Before Iris was born, my mother took me out and bought us the most gorgeous old-style crib in dark espresso. It had detail reminiscent of some of the antiques I had grown up with and I fell in love with it. Iris had other ideas, however. She slept by my choice next to my side of the bed in our room in her rocker for around eight months until she outgrew it and decided to try moving her into her own room. I took the crib mattress into our bedroom to make the transition easier on her. I played with her in the crib during the day, but she refused to nap there or even let me out of her sight without screaming. We tried moving her into the crib to sleep a few weeks later and it was the most miserable experience of parenting I've had. I stood over that crib for hours and hours - rocking, singing, shushing, patting, and nursing. But I could not put her down in the crib without her immediately waking up crying. 
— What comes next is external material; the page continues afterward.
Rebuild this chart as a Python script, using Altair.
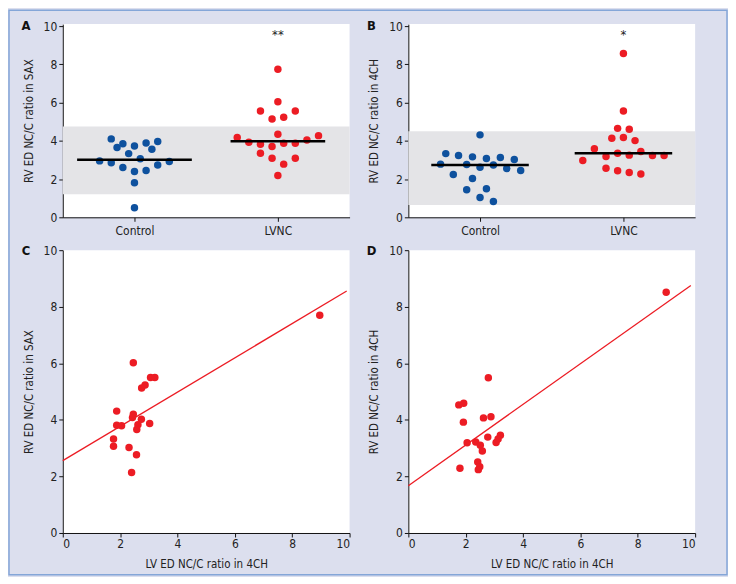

I tried this a few times before I decided that it was not worth it. I do not believe that it's okay to leave your child to cry, for any period of time. I believe that teaches learned helplessness and is not in any way loving. Iris is going to be our only child and I don't want to waste the precious moments of her infancy struggling, crying and screaming over something that can be avoided all together. Iris' entire bedroom was already completely childproof and safe for her to be unsupervised. Why did she need to be in what is fundamentally a cage?

So, we decided to sell the crib to someone who really needed it and could use it. 
We used the money to fund Iris' big girl bed - the Kura bed.
And let me tell you, it's one of the best things we've ever done for her. 
She LOVES her bed.

She can get on...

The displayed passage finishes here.